Work to be completed: Single out the lines that include the word "this". Copy them.

(Dataset excerpt)
◇ ◇ ◇ ◇

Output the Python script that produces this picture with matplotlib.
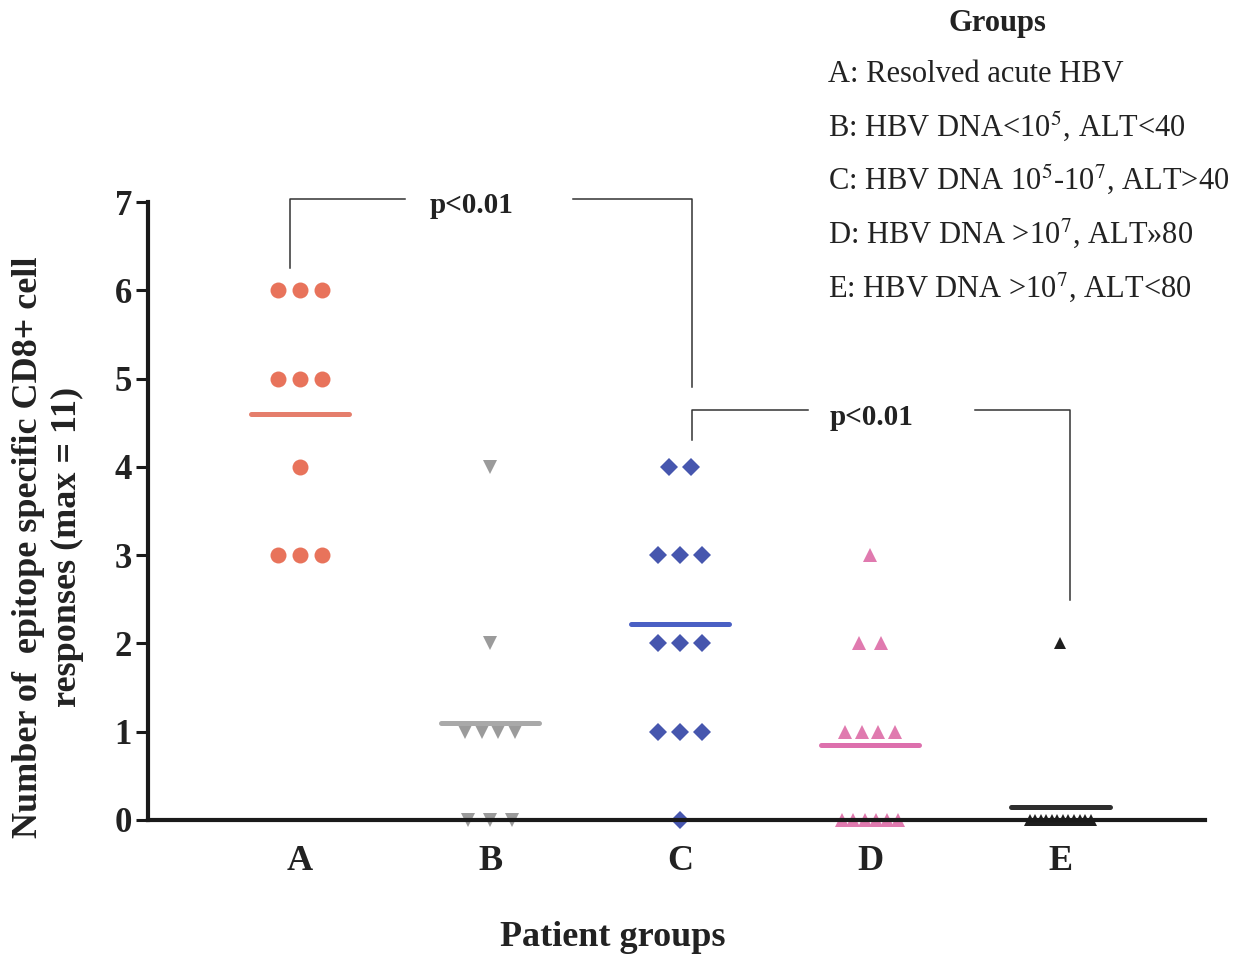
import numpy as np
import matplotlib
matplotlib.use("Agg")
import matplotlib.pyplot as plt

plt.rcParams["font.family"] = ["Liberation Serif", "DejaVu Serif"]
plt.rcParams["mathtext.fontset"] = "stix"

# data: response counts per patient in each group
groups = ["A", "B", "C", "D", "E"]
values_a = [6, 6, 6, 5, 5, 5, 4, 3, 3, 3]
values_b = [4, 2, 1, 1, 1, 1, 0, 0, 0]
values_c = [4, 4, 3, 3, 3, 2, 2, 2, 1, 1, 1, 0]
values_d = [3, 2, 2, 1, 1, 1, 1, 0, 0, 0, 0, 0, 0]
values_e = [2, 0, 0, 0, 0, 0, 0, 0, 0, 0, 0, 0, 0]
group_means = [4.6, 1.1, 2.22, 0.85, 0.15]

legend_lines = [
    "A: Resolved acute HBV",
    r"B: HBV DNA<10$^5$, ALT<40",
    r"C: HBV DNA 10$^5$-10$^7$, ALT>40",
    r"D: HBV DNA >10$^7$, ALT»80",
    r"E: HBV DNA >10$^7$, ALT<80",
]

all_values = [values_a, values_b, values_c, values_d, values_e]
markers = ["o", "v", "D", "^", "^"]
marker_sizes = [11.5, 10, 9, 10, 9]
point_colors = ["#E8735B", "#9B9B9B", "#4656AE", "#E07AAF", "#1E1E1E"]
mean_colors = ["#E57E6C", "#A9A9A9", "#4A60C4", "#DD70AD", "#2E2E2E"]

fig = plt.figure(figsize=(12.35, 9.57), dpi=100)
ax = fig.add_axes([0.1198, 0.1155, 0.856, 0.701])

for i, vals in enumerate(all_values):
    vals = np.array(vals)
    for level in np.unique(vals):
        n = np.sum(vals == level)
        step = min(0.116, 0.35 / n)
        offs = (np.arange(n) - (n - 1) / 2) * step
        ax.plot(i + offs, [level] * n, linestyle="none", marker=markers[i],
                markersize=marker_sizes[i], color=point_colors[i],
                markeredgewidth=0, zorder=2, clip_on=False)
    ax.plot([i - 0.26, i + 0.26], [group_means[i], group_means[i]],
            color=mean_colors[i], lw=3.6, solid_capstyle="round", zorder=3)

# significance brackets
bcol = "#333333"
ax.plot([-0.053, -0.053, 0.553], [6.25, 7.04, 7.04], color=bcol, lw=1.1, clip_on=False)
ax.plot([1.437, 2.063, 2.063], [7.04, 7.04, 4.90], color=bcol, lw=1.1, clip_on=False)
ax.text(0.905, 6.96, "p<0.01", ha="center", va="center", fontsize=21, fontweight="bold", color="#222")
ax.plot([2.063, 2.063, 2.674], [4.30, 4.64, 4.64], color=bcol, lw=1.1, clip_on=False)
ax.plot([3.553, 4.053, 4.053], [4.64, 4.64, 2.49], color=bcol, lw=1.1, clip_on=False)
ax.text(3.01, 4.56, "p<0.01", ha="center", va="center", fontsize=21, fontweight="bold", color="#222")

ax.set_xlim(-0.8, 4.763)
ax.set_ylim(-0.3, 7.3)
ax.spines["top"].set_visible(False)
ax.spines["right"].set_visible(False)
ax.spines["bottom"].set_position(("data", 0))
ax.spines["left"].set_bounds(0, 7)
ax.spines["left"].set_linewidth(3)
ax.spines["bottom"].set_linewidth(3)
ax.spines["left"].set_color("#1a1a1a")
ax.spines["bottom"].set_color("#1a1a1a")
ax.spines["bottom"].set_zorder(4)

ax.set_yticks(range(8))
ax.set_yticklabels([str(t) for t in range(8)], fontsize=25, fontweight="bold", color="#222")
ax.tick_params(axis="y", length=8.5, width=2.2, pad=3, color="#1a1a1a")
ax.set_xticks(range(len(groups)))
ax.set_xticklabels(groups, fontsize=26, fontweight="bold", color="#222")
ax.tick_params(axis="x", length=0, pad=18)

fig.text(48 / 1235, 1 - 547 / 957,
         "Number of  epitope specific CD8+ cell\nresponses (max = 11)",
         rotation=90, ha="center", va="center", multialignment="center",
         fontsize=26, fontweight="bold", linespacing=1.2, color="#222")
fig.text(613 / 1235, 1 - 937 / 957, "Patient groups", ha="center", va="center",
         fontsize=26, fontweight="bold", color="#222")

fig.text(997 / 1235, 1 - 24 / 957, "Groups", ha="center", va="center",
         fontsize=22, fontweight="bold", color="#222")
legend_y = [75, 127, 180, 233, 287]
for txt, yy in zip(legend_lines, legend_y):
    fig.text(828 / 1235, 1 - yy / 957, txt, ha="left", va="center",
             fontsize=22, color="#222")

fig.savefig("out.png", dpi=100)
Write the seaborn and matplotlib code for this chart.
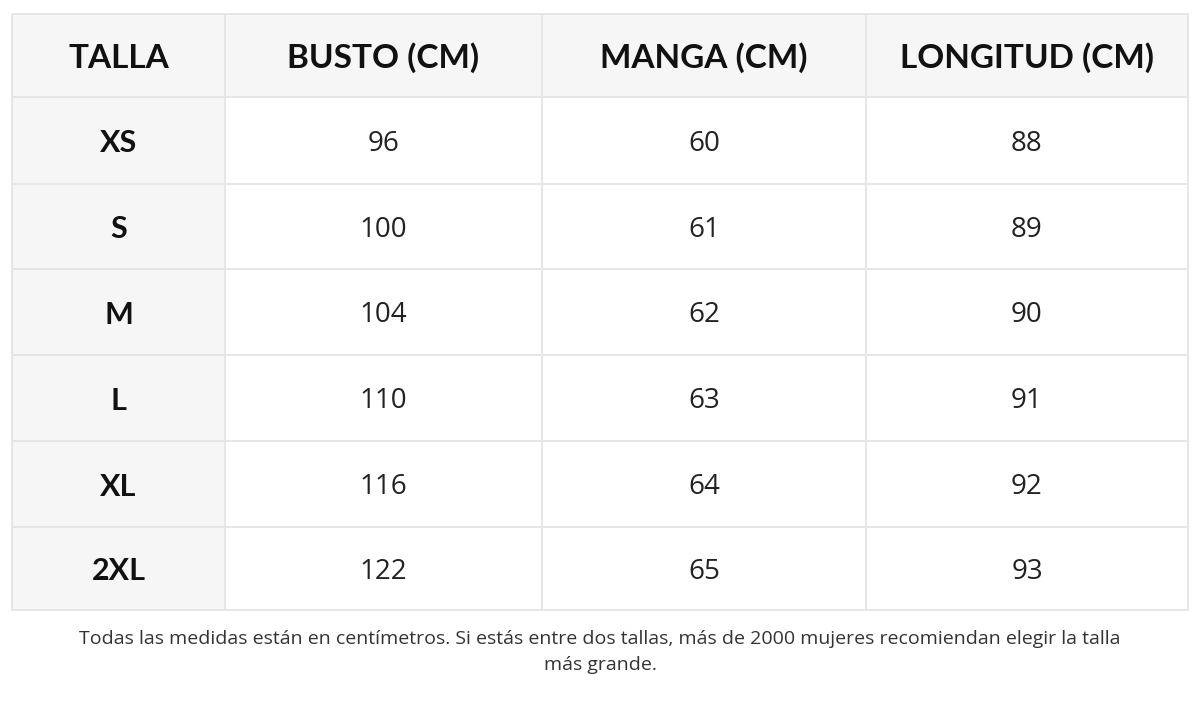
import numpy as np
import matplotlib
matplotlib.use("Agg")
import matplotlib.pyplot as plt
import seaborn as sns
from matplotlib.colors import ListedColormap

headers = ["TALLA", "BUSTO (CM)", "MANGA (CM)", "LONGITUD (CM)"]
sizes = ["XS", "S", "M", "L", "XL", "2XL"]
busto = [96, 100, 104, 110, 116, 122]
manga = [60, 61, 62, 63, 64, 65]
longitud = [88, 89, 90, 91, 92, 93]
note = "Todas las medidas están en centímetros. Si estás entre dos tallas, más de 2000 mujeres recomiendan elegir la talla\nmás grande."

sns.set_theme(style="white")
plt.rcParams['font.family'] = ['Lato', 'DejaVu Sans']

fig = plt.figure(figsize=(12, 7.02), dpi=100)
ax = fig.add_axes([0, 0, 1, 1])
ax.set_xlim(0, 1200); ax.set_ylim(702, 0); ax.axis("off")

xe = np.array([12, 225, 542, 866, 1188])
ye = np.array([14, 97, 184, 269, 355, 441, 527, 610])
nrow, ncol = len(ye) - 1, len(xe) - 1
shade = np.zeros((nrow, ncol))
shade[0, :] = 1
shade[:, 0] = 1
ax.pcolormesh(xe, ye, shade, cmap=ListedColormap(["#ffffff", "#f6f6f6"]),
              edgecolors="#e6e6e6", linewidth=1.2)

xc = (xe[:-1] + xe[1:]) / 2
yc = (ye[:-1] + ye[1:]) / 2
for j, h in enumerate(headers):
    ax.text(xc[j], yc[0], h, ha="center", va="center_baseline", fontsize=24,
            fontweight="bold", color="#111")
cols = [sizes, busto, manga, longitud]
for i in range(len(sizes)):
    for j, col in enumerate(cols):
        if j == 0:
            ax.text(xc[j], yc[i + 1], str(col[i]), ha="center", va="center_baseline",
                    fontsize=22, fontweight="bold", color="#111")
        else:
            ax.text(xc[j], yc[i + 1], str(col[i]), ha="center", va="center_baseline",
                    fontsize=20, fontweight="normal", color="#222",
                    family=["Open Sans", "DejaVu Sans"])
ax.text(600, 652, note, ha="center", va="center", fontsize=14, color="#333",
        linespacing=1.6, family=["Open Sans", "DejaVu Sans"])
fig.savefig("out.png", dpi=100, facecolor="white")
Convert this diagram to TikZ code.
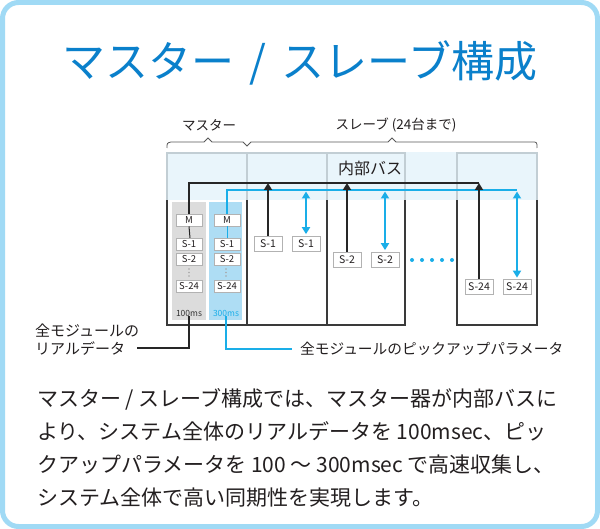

◇ ◇ ◇ ◇

Result:
Output the Python script that produces this picture with matplotlib.
Write the seaborn and matplotlib code for this chart.
Convert this diagram to TikZ code.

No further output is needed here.